25.2.16

Estava ali sentado no sofá, o corpo tendo se transformado em um balão de borracha humanóide cor de laranja tão inflado que já ultrapassava níveis toleráveis de transparência. Seu eu real se prostrava no fundo do balão, caído lá dentro patético, como uma uva passa inanimada. Há um momento repetitivo tipo deja-vu quando parece que você se desloca na velocidade da luz ao avesso e se comprime ali no fundo de si mesmo e só sobra o caroço. Você perde toda a habilidade de controlar seus movimentos ou de falar ou de acessar a lógica do seu cérebro propriamente. Você é um alienígena para você mesmo, pequeno lá no fundo, e o que os outros olham é a carapaça plástica que você mesmo não é capaz de ver ou acessar. Se explicar se torna doloroso-quase-impossível.

Um comentário:

  1. "Se explicar se torna doloroso-quase-impossível". Há momentos nos quais não conseguimos nos dizer a nós mesmos. Ficamos embolorados como êtres en souffrance no balão de uma postarestante. Quo vadis seta da bússola de meu desejo? Se forço pra um outro lado o seu norte, a bússola se esmigalha, eu me esmigalho. É nessa última migalha que mora o meu impossível de me dizer... A noite me tateia, eu tateio as estantes. Num real ordinário, deparo-me com as Histórias Extraordinárias de Edgard Allan Poe.

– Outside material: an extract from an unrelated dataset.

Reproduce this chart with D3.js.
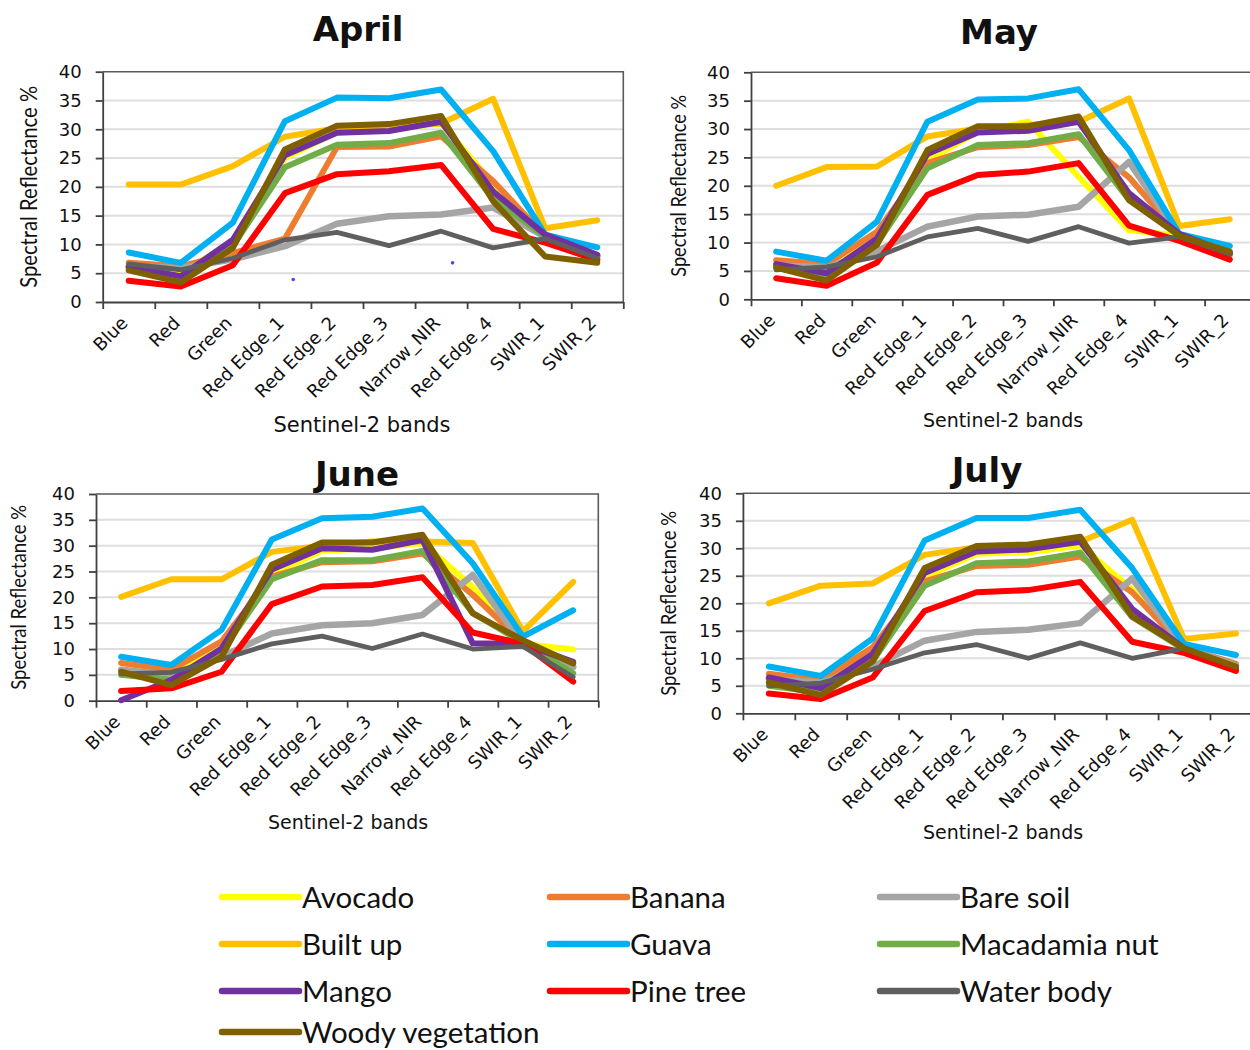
<!DOCTYPE html>
<html>
<head>
<meta charset="utf-8">
<script src="https://cdn.jsdelivr.net/npm/d3@7"></script>
<style>
  body { margin: 0; background: #fff; }
  svg { display: block; }
</style>
</head>
<body>
<svg id="chart" width="1250" height="1050"></svg>
<script>
// Sentinel-2 bands on the x axis
const bands = ["Blue", "Red", "Green", "Red Edge_1", "Red Edge_2", "Red Edge_3",
               "Narrow_NIR", "Red Edge_4", "SWIR_1", "SWIR_2"];

// Land-cover classes, in legend / drawing order
const classes = ["Avocado", "Banana", "Bare soil", "Built up", "Guava",
                 "Macadamia nut", "Mango", "Pine tree", "Water body", "Woody vegetation"];
const classColors = ["#FFFF00", "#ED7D31", "#A5A5A5", "#FFC000", "#00B0F0",
                     "#70AD47", "#7030A0", "#FF0000", "#5F5F5F", "#7F6000"];

const yTicks = [0, 5, 10, 15, 20, 25, 30, 35, 40];

// Spectral reflectance (%) per class, one row per class in the order above
const aprilValues = [
  [6.0, 5.0, 10.5, 25.0, 29.5, 30.0, 31.0, 20.5, 11.5, 8.0],
  [6.8, 6.2, 8.5, 11.0, 26.9, 27.0, 28.8, 21.0, 11.4, 7.6],
  [6.2, 5.9, 7.4, 9.7, 13.6, 14.9, 15.2, 16.4, 11.3, 7.9],
  [20.4, 20.4, 23.6, 28.7, 30.2, 30.6, 31.0, 35.3, 12.8, 14.2],
  [8.6, 6.8, 13.8, 31.4, 35.5, 35.4, 36.9, 26.2, 11.7, 9.5],
  [5.7, 3.9, 9.7, 23.4, 27.3, 27.6, 29.4, 17.9, 11.4, 8.0],
  [6.1, 4.5, 10.8, 25.5, 29.4, 29.7, 31.3, 19.2, 11.7, 8.2],
  [3.7, 2.7, 6.4, 18.9, 22.2, 22.7, 23.8, 12.7, 10.3, 7.3],
  [6.6, 5.6, 7.6, 10.8, 12.1, 9.8, 12.3, 9.4, 11.0, 7.6],
  [5.5, 3.4, 9.4, 26.5, 30.6, 30.9, 32.3, 17.5, 7.9, 6.8]
];

const mayValues = [
  [6.0, 6.5, 10.5, 24.5, 29.5, 31.3, 21.6, 12.2, 11.2, 8.0],
  [6.9, 6.2, 11.9, 24.0, 26.8, 27.2, 28.6, 21.5, 11.3, 7.8],
  [6.0, 5.6, 8.5, 12.8, 14.6, 14.9, 16.3, 24.2, 11.2, 8.0],
  [20.0, 23.3, 23.4, 28.7, 30.1, 30.7, 31.3, 35.4, 12.9, 14.1],
  [8.4, 6.8, 13.7, 31.3, 35.2, 35.4, 37.0, 26.3, 11.5, 9.4],
  [5.5, 4.0, 9.8, 23.1, 27.2, 27.5, 29.1, 17.5, 11.3, 8.0],
  [6.2, 4.6, 10.7, 25.6, 29.4, 29.7, 31.3, 18.7, 11.5, 8.1],
  [3.7, 2.4, 6.5, 18.4, 21.9, 22.5, 24.0, 13.0, 10.3, 7.0],
  [5.2, 5.7, 7.5, 11.0, 12.5, 10.2, 12.8, 9.9, 11.0, 8.0],
  [5.6, 3.3, 9.6, 26.3, 30.5, 30.5, 32.2, 17.5, 11.2, 8.4]
];

const juneValues = [
  [6.0, 5.8, 10.0, 24.5, 29.0, 29.5, 30.5, 22.0, 11.0, 9.9],
  [7.3, 6.0, 11.5, 24.0, 26.8, 27.0, 28.5, 20.5, 11.3, 6.5],
  [6.0, 5.0, 8.5, 13.0, 14.6, 15.0, 16.6, 24.3, 11.0, 6.5],
  [20.1, 23.5, 23.5, 28.8, 30.0, 30.8, 30.8, 30.5, 13.4, 23.0],
  [8.5, 6.9, 13.7, 31.2, 35.3, 35.6, 37.2, 26.6, 12.4, 17.5],
  [5.0, 4.0, 9.5, 23.5, 27.2, 27.2, 29.0, 17.0, 11.2, 5.3],
  [0.1, 4.0, 10.1, 25.4, 29.5, 29.2, 31.1, 11.1, 11.0, 7.5],
  [1.9, 2.4, 5.6, 18.7, 22.1, 22.4, 23.9, 13.2, 11.0, 3.7],
  [5.2, 5.5, 8.0, 11.0, 12.5, 10.1, 12.9, 10.0, 10.5, 4.6],
  [5.6, 3.0, 8.5, 26.3, 30.6, 30.6, 32.1, 16.9, 11.7, 7.2]
];

const julyValues = [
  [6.0, 6.0, 10.5, 24.8, 29.0, 29.3, 30.5, 22.5, 12.0, 8.5],
  [7.2, 6.0, 12.0, 24.0, 26.8, 27.0, 28.5, 22.0, 12.0, 9.0],
  [6.2, 5.6, 8.5, 13.2, 14.8, 15.2, 16.4, 24.5, 12.0, 8.7],
  [20.0, 23.2, 23.6, 28.8, 30.2, 30.5, 31.2, 35.2, 13.5, 14.5],
  [8.5, 6.8, 13.6, 31.4, 35.5, 35.5, 37.0, 26.4, 12.6, 10.6],
  [5.0, 3.8, 9.5, 23.2, 27.3, 27.6, 29.2, 17.5, 11.6, 8.3],
  [6.5, 4.6, 10.8, 25.5, 29.4, 29.8, 31.2, 19.0, 11.8, 8.3],
  [3.6, 2.6, 6.5, 18.6, 22.0, 22.4, 23.9, 13.0, 11.0, 7.7],
  [5.0, 5.5, 8.0, 11.0, 12.5, 10.0, 12.8, 10.0, 11.8, 8.5],
  [5.6, 3.3, 9.4, 26.4, 30.4, 30.7, 32.1, 17.6, 11.8, 8.5]
];

// Two stray marker dots in the April panel: [band position, reflectance]
const aprilStrayPoints = [[3.66, 3.9], [6.72, 6.8]];

// Panel layout (pixel frame of each plot area and its text)
const panels = [
  { title: "April", values: aprilValues, stray: aprilStrayPoints,
    left: 102.7, right: 623.3, top: 71.7, bottom: 302,
    titleX: 358, titleY: 41, yLabelX: 37, yLabelSize: 24, yLabelLen: 202,
    xTitleX: 362, xTitleY: 432, xTitleSize: 21 },
  { title: "May", values: mayValues, stray: [],
    left: 751, right: 1255, top: 72.3, bottom: 299.3,
    titleX: 999, titleY: 44, yLabelX: 686, yLabelSize: 21.5, yLabelLen: 182,
    xTitleX: 1003, xTitleY: 427, xTitleSize: 19 },
  { title: "June", values: juneValues, stray: [],
    left: 96, right: 598.3, top: 494, bottom: 700.7,
    titleX: 357, titleY: 486, yLabelX: 26, yLabelSize: 22, yLabelLen: 185,
    xTitleX: 348, xTitleY: 829, xTitleSize: 19 },
  { title: "July", values: julyValues, stray: [],
    left: 742.9, right: 1261.9, top: 493.3, bottom: 713.3,
    titleX: 987, titleY: 482, yLabelX: 676, yLabelSize: 22, yLabelLen: 185,
    xTitleX: 1003, xTitleY: 839, xTitleSize: 19 }
];

const svg = d3.select("#chart");
const axisColor = "#404040";

panels.forEach(p => {
  const g = svg.append("g");
  const x = d3.scaleBand().domain(bands).range([p.left, p.right]).padding(0);
  const xEdge = d3.scaleLinear().domain([0, bands.length]).range([p.left, p.right]);
  const y = d3.scaleLinear().domain([0, 40]).range([p.bottom, p.top]);
  const cx = b => x(b) + x.bandwidth() / 2;

  // Horizontal gridlines
  g.append("g").selectAll("line")
    .data(yTicks.filter(t => t > 0 && t < 40))
    .join("line")
    .attr("x1", p.left).attr("x2", p.right)
    .attr("y1", d => y(d)).attr("y2", d => y(d))
    .attr("stroke", "#dedede").attr("stroke-width", 2);

  // Plot frame (top and right edges)
  g.append("path")
    .attr("d", `M${p.left},${y(40)}H${p.right}V${p.bottom}`)
    .attr("fill", "none").attr("stroke", "#5a5a5a").attr("stroke-width", 1.6);

  // Y axis
  const yAxis = g.append("g")
    .attr("transform", `translate(${p.left},0)`)
    .call(d3.axisLeft(y).tickValues(yTicks).tickSize(7).tickSizeOuter(0).tickPadding(14));
  yAxis.select(".domain").attr("stroke", axisColor).attr("stroke-width", 1.8);
  yAxis.selectAll(".tick line").attr("stroke", axisColor).attr("stroke-width", 1.8);
  yAxis.selectAll(".tick text")
    .attr("font-family", "DejaVu Sans, Verdana, sans-serif")
    .attr("font-size", 18).attr("fill", "#111");

  // X axis: ticks sit on band boundaries
  const xAxis = g.append("g")
    .attr("transform", `translate(0,${p.bottom})`)
    .call(d3.axisBottom(xEdge).tickValues(d3.range(0, bands.length + 1))
      .tickSize(7).tickSizeOuter(0).tickFormat(""));
  xAxis.select(".domain").attr("stroke", axisColor).attr("stroke-width", 1.8);
  xAxis.selectAll(".tick line").attr("stroke", axisColor).attr("stroke-width", 1.8);

  // Rotated band names
  g.append("g").selectAll("text")
    .data(bands)
    .join("text")
    .attr("transform", d => `translate(${cx(d) - 9},${p.bottom + 13}) rotate(-45)`)
    .attr("text-anchor", "end")
    .attr("dy", "0.72em")
    .attr("font-family", "DejaVu Sans, Verdana, sans-serif")
    .attr("font-size", 18).attr("fill", "#111")
    .text(d => d);

  // Spectral curves
  const line = d3.line()
    .x((d, i) => cx(bands[i]))
    .y(d => y(d));
  g.append("g").selectAll("path")
    .data(p.values)
    .join("path")
    .attr("d", d => line(d))
    .attr("fill", "none")
    .attr("stroke", (d, i) => classColors[i])
    .attr("stroke-width", (d, i) => classes[i] === "Water body" ? 4.8 : (classes[i] === "Bare soil" ? 6.5 : 6))
    .attr("stroke-linejoin", "round")
    .attr("stroke-linecap", "round");

  // Stray marker dots
  g.append("g").selectAll("circle")
    .data(p.stray)
    .join("circle")
    .attr("cx", d => xEdge(d[0]))
    .attr("cy", d => y(d[1]))
    .attr("r", 1.8)
    .attr("fill", "#4646ff");

  // Titles
  g.append("text")
    .attr("x", p.titleX).attr("y", p.titleY)
    .attr("text-anchor", "middle")
    .attr("font-family", "DejaVu Sans, sans-serif")
    .attr("font-weight", "bold").attr("font-size", 34).attr("fill", "#111")
    .text(p.title);

  g.append("text")
    .attr("transform", `translate(${p.yLabelX},${(p.top + p.bottom) / 2}) rotate(-90)`)
    .attr("text-anchor", "middle")
    .attr("font-family", "Lato, sans-serif")
    .attr("font-size", p.yLabelSize).attr("fill", "#111")
    .attr("textLength", p.yLabelLen).attr("lengthAdjust", "spacingAndGlyphs")
    .text("Spectral Reflectance %");

  g.append("text")
    .attr("x", p.xTitleX).attr("y", p.xTitleY)
    .attr("text-anchor", "middle")
    .attr("font-family", "DejaVu Sans, sans-serif")
    .attr("font-size", p.xTitleSize).attr("fill", "#111")
    .text("Sentinel-2 bands");
});

// Legend: three columns, four rows
const legendCols = [222, 550, 880];
const legendRows = [897, 944, 991, 1032];
const legend = svg.append("g").selectAll("g")
  .data(classes)
  .join("g")
  .attr("transform", (d, i) => `translate(${legendCols[i % 3]},${legendRows[Math.floor(i / 3)]})`);
legend.append("line")
  .attr("x1", 0).attr("x2", 77).attr("y1", 0).attr("y2", 0)
  .attr("stroke", (d, i) => classColors[i])
  .attr("stroke-width", 6.5).attr("stroke-linecap", "round");
legend.append("text")
  .attr("x", 80).attr("dy", "0.36em")
  .attr("font-family", "Lato, sans-serif")
  .attr("font-size", 29.5).attr("fill", "#111")
  .text(d => d);
</script>
</body>
</html>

Detenho-me nos Crimes da rua Morgue. Auguste Dupin aproxima-se e sussurra ao meu ouvido: "Quase sempre, o impossível só é impossível na aparência","É no prego que impossibilita abrir a janela que está a possibilidade de abri-la". Vou pouco a pouco conseguindo me ler em minha última migalha, quando então, Dupin me diz:"Não procure se explicar apenas pelo que está no fundo, a explicação pode estar na superfície". Compreendo, então o quanto posso me explicar a mim, tão-somente pelo brilho de meu olhar, pelo que o faz brilhar. A minha última migalha começa a se acender e, estendida sobre a marquesa, eu me cintilo. A lua vai progredindo em seu horizonte e eu tenho olhos lima-gris-da-noite pra o tempo. Depois de me explicar, só me resta acessar o brilho de um outro olhar, afinal les lettres e les êtres sempre chegam aos seus destinos.